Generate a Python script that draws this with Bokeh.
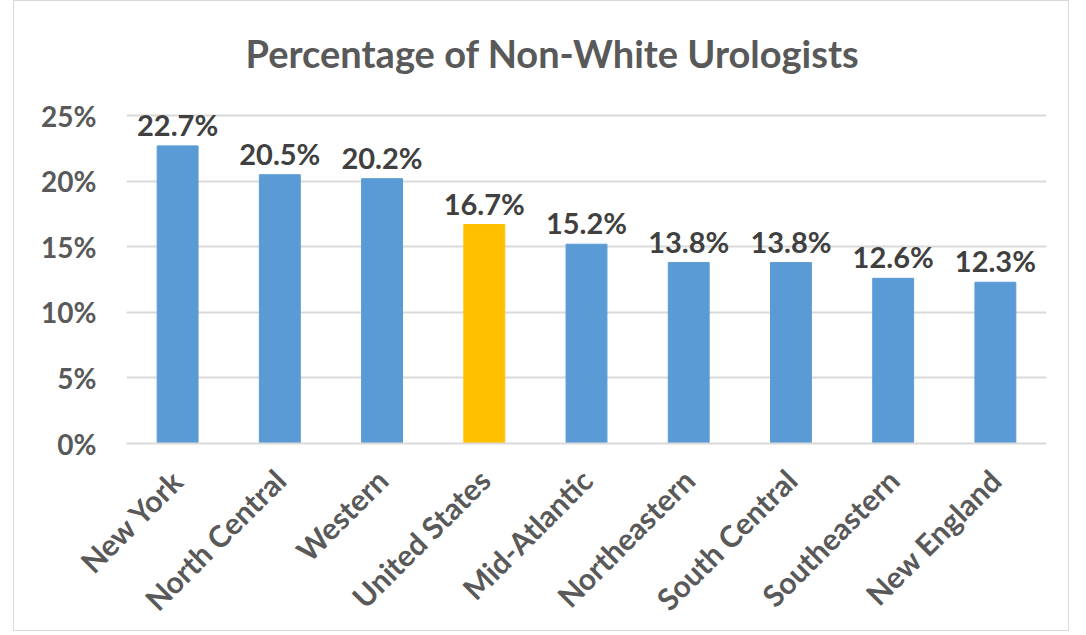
from bokeh.plotting import figure
from bokeh.models import ColumnDataSource, LabelSet, NumeralTickFormatter, Range1d, FixedTicker
from bokeh.core.properties import value
from bokeh.embed import file_html
from bokeh.resources import INLINE
from math import pi

categories = ["New York", "North Central", "Western", "United States", "Mid-Atlantic",
              "Northeastern", "South Central", "Southeastern", "New England"]
values = [22.7, 20.5, 20.2, 16.7, 15.2, 13.8, 13.8, 12.6, 12.3]
highlight = "United States"
y_ticks = [0, 0.05, 0.10, 0.15, 0.20, 0.25]

BLUE = "#5B9BD5"
GOLD = "#FFC000"
FONT = "Lato"

src = ColumnDataSource(dict(
    cat=categories,
    val=[v / 100 for v in values],
    lab=[f"{v:.1f}%" for v in values],
    color=[GOLD if c == highlight else BLUE for c in categories],
))

p = figure(x_range=categories, y_range=Range1d(0, 0.27), width=1056, height=631,
           output_backend="svg", toolbar_location=None,
           title="Percentage of Non-White Urologists",
           min_border_left=112, min_border_right=24, min_border_top=88, min_border_bottom=150)
p.styles = {"border": "1px solid #d9d9d9", "margin-left": "13px"}

p.vbar(x="cat", top="val", width=0.4, color="color", source=src)

labels = LabelSet(x="cat", y="val", text="lab", source=src, text_align="center",
                  text_baseline="bottom", y_offset=4, text_font=value(FONT),
                  text_font_style="bold", text_font_size="29px", text_color="#404040")
p.add_layout(labels)

p.title.align = "left"
p.title.offset = 119
p.title.standoff = 28
p.title.text_font = FONT
p.title.text_font_style = "bold"
p.title.text_font_size = "38px"
p.title.text_color = "#595959"

p.outline_line_color = None
p.xgrid.grid_line_color = None
p.ygrid.grid_line_color = "#d9d9d9"
p.ygrid.grid_line_width = 2
p.yaxis.ticker = FixedTicker(ticks=y_ticks)
p.yaxis.formatter = NumeralTickFormatter(format="0%")
p.yaxis.axis_line_color = None
p.yaxis.major_tick_line_color = None
p.yaxis.minor_tick_line_color = None
p.yaxis.major_label_standoff = 24
p.xaxis.axis_line_color = "#d9d9d9"
p.xaxis.axis_line_width = 2
p.xaxis.major_tick_line_color = None
p.xaxis.minor_tick_line_color = None
p.xaxis.major_label_orientation = pi / 4
p.xaxis.major_label_standoff = 25
for ax in (p.xaxis, p.yaxis):
    ax.major_label_text_font = FONT
    ax.major_label_text_font_style = "bold"
    ax.major_label_text_color = "#595959"
p.yaxis.major_label_text_font_size = "28px"
p.xaxis.major_label_text_font_size = "30px"

open("out.html", "w").write(file_html(p, INLINE))
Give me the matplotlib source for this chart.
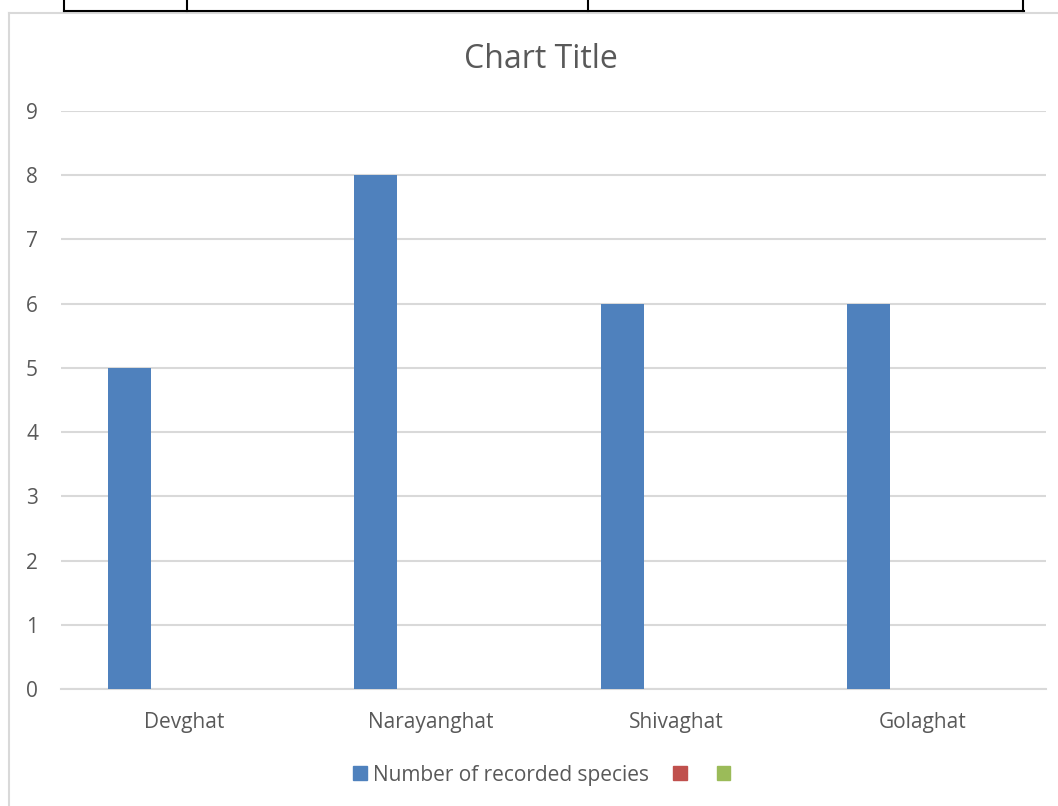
import numpy as np
import matplotlib.pyplot as plt
from matplotlib.lines import Line2D
from matplotlib.patches import Patch

plt.rcParams['font.family'] = ['Open Sans', 'DejaVu Sans']

sites = ['Devghat', 'Narayanghat', 'Shivaghat', 'Golaghat']
species = [5, 8, 6, 6]
series2 = [0, 0, 0, 0]
series3 = [0, 0, 0, 0]
series_names = ['Number of recorded species', '', '']
colors = ['#4F81BD', '#C0504D', '#9BBB59']
yticks = list(range(0, 10))

W, H = 1058, 806
fig = plt.figure(figsize=(W / 100, H / 100), dpi=100)
ax = fig.add_axes([61 / W, 1 - 689 / H, (1046 - 61) / W, (689 - 111) / H])

x = np.arange(len(sites))
bw = 0.175
for i, (vals, c) in enumerate(zip([species, series2, series3], colors)):
    ax.bar(x - 0.2215 + i * bw, vals, width=bw, color=c, zorder=3)

ax.set_xlim(-0.5, len(sites) - 0.5)
ax.set_ylim(0, 9)
ax.set_yticks(yticks)
ax.set_xticks(x)
ax.set_xticklabels(sites)
ax.tick_params(length=0, labelsize=15, colors='#595959')
ax.tick_params(axis='y', pad=16.5)
ax.tick_params(axis='x', pad=16.5)
ax.grid(axis='y', color='#D9D9D9', lw=1.5, zorder=0)
for s in ['top', 'right', 'left']:
    ax.spines[s].set_visible(False)
ax.spines['bottom'].set_color('#D9D9D9')
ax.spines['bottom'].set_linewidth(1.5)

fig.text(541 / W, 1 - 59 / H, 'Chart Title', ha='center', va='center',
         fontsize=23, color='#595959')

handles = [Patch(color=c) for c in colors]
fig.legend(handles, series_names, loc='center', bbox_to_anchor=(545 / W, 1 - 775 / H),
           ncol=3, frameon=False, fontsize=15, labelcolor='#595959',
           handlelength=0.65, handleheight=0.65, handletextpad=0.3, columnspacing=1.15)

# chart area border and table above
fig.add_artist(Line2D([9 / W, 9 / W], [0, 1 - 13 / H], color='#D9D9D9', lw=1.5))
fig.add_artist(Line2D([9 / W, 1], [1 - 13 / H, 1 - 13 / H], color='#D9D9D9', lw=1.5))
fig.add_artist(Line2D([64 / W, 1024 / W], [1 - 11 / H, 1 - 11 / H], color='black', lw=1.5))
for xv in [64, 187, 588, 1023]:
    fig.add_artist(Line2D([xv / W, xv / W], [1 - 11 / H, 1], color='black', lw=1.5))

fig.savefig('out.png', dpi=100)
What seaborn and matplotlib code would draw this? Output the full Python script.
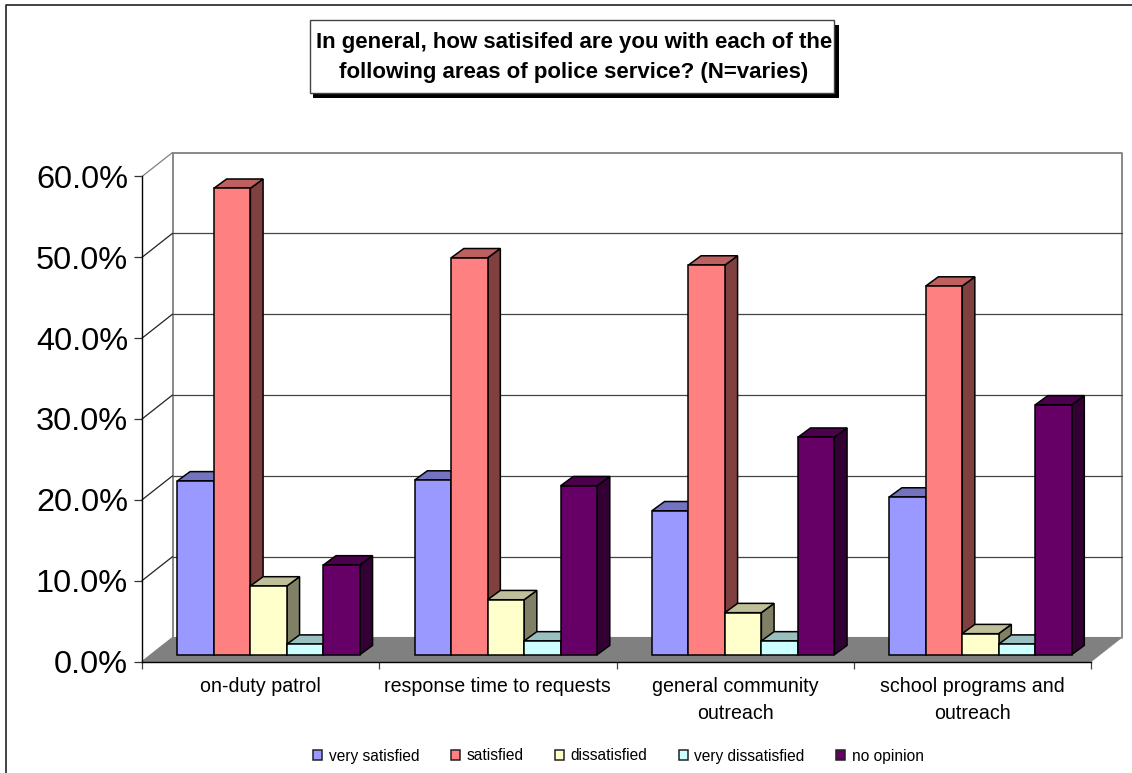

EXERCISE OBJECTIVE
Reproduce the whole listing word for word, setting aside any pictures.

EXERCISE ANSWER
Generate a Python script that draws this with Bokeh.
from bokeh.plotting import figure
from bokeh.models import ColumnDataSource, LabelSet, NumeralTickFormatter, Range1d, FixedTicker
from bokeh.core.properties import value
from bokeh.embed import file_html
from bokeh.resources import INLINE
from math import pi

categories = ["New York", "North Central", "Western", "United States", "Mid-Atlantic",
              "Northeastern", "South Central", "Southeastern", "New England"]
values = [22.7, 20.5, 20.2, 16.7, 15.2, 13.8, 13.8, 12.6, 12.3]
highlight = "United States"
y_ticks = [0, 0.05, 0.10, 0.15, 0.20, 0.25]

BLUE = "#5B9BD5"
GOLD = "#FFC000"
FONT = "Lato"

src = ColumnDataSource(dict(
    cat=categories,
    val=[v / 100 for v in values],
    lab=[f"{v:.1f}%" for v in values],
    color=[GOLD if c == highlight else BLUE for c in categories],
))

p = figure(x_range=categories, y_range=Range1d(0, 0.27), width=1056, height=631,
           output_backend="svg", toolbar_location=None,
           title="Percentage of Non-White Urologists",
           min_border_left=112, min_border_right=24, min_border_top=88, min_border_bottom=150)
p.styles = {"border": "1px solid #d9d9d9", "margin-left": "13px"}

p.vbar(x="cat", top="val", width=0.4, color="color", source=src)

labels = LabelSet(x="cat", y="val", text="lab", source=src, text_align="center",
                  text_baseline="bottom", y_offset=4, text_font=value(FONT),
                  text_font_style="bold", text_font_size="29px", text_color="#404040")
p.add_layout(labels)

p.title.align = "left"
p.title.offset = 119
p.title.standoff = 28
p.title.text_font = FONT
p.title.text_font_style = "bold"
p.title.text_font_size = "38px"
p.title.text_color = "#595959"

p.outline_line_color = None
p.xgrid.grid_line_color = None
p.ygrid.grid_line_color = "#d9d9d9"
p.ygrid.grid_line_width = 2
p.yaxis.ticker = FixedTicker(ticks=y_ticks)
p.yaxis.formatter = NumeralTickFormatter(format="0%")
p.yaxis.axis_line_color = None
p.yaxis.major_tick_line_color = None
p.yaxis.minor_tick_line_color = None
p.yaxis.major_label_standoff = 24
p.xaxis.axis_line_color = "#d9d9d9"
p.xaxis.axis_line_width = 2
p.xaxis.major_tick_line_color = None
p.xaxis.minor_tick_line_color = None
p.xaxis.major_label_orientation = pi / 4
p.xaxis.major_label_standoff = 25
for ax in (p.xaxis, p.yaxis):
    ax.major_label_text_font = FONT
    ax.major_label_text_font_style = "bold"
    ax.major_label_text_color = "#595959"
p.yaxis.major_label_text_font_size = "28px"
p.xaxis.major_label_text_font_size = "30px"

open("out.html", "w").write(file_html(p, INLINE))
Give me the matplotlib source for this chart.
import numpy as np
import matplotlib.pyplot as plt
from matplotlib.lines import Line2D
from matplotlib.patches import Patch

plt.rcParams['font.family'] = ['Open Sans', 'DejaVu Sans']

sites = ['Devghat', 'Narayanghat', 'Shivaghat', 'Golaghat']
species = [5, 8, 6, 6]
series2 = [0, 0, 0, 0]
series3 = [0, 0, 0, 0]
series_names = ['Number of recorded species', '', '']
colors = ['#4F81BD', '#C0504D', '#9BBB59']
yticks = list(range(0, 10))

W, H = 1058, 806
fig = plt.figure(figsize=(W / 100, H / 100), dpi=100)
ax = fig.add_axes([61 / W, 1 - 689 / H, (1046 - 61) / W, (689 - 111) / H])

x = np.arange(len(sites))
bw = 0.175
for i, (vals, c) in enumerate(zip([species, series2, series3], colors)):
    ax.bar(x - 0.2215 + i * bw, vals, width=bw, color=c, zorder=3)

ax.set_xlim(-0.5, len(sites) - 0.5)
ax.set_ylim(0, 9)
ax.set_yticks(yticks)
ax.set_xticks(x)
ax.set_xticklabels(sites)
ax.tick_params(length=0, labelsize=15, colors='#595959')
ax.tick_params(axis='y', pad=16.5)
ax.tick_params(axis='x', pad=16.5)
ax.grid(axis='y', color='#D9D9D9', lw=1.5, zorder=0)
for s in ['top', 'right', 'left']:
    ax.spines[s].set_visible(False)
ax.spines['bottom'].set_color('#D9D9D9')
ax.spines['bottom'].set_linewidth(1.5)

fig.text(541 / W, 1 - 59 / H, 'Chart Title', ha='center', va='center',
         fontsize=23, color='#595959')

handles = [Patch(color=c) for c in colors]
fig.legend(handles, series_names, loc='center', bbox_to_anchor=(545 / W, 1 - 775 / H),
           ncol=3, frameon=False, fontsize=15, labelcolor='#595959',
           handlelength=0.65, handleheight=0.65, handletextpad=0.3, columnspacing=1.15)

# chart area border and table above
fig.add_artist(Line2D([9 / W, 9 / W], [0, 1 - 13 / H], color='#D9D9D9', lw=1.5))
fig.add_artist(Line2D([9 / W, 1], [1 - 13 / H, 1 - 13 / H], color='#D9D9D9', lw=1.5))
fig.add_artist(Line2D([64 / W, 1024 / W], [1 - 11 / H, 1 - 11 / H], color='black', lw=1.5))
for xv in [64, 187, 588, 1023]:
    fig.add_artist(Line2D([xv / W, xv / W], [1 - 11 / H, 1], color='black', lw=1.5))

fig.savefig('out.png', dpi=100)
What seaborn and matplotlib code would draw this? Output the full Python script.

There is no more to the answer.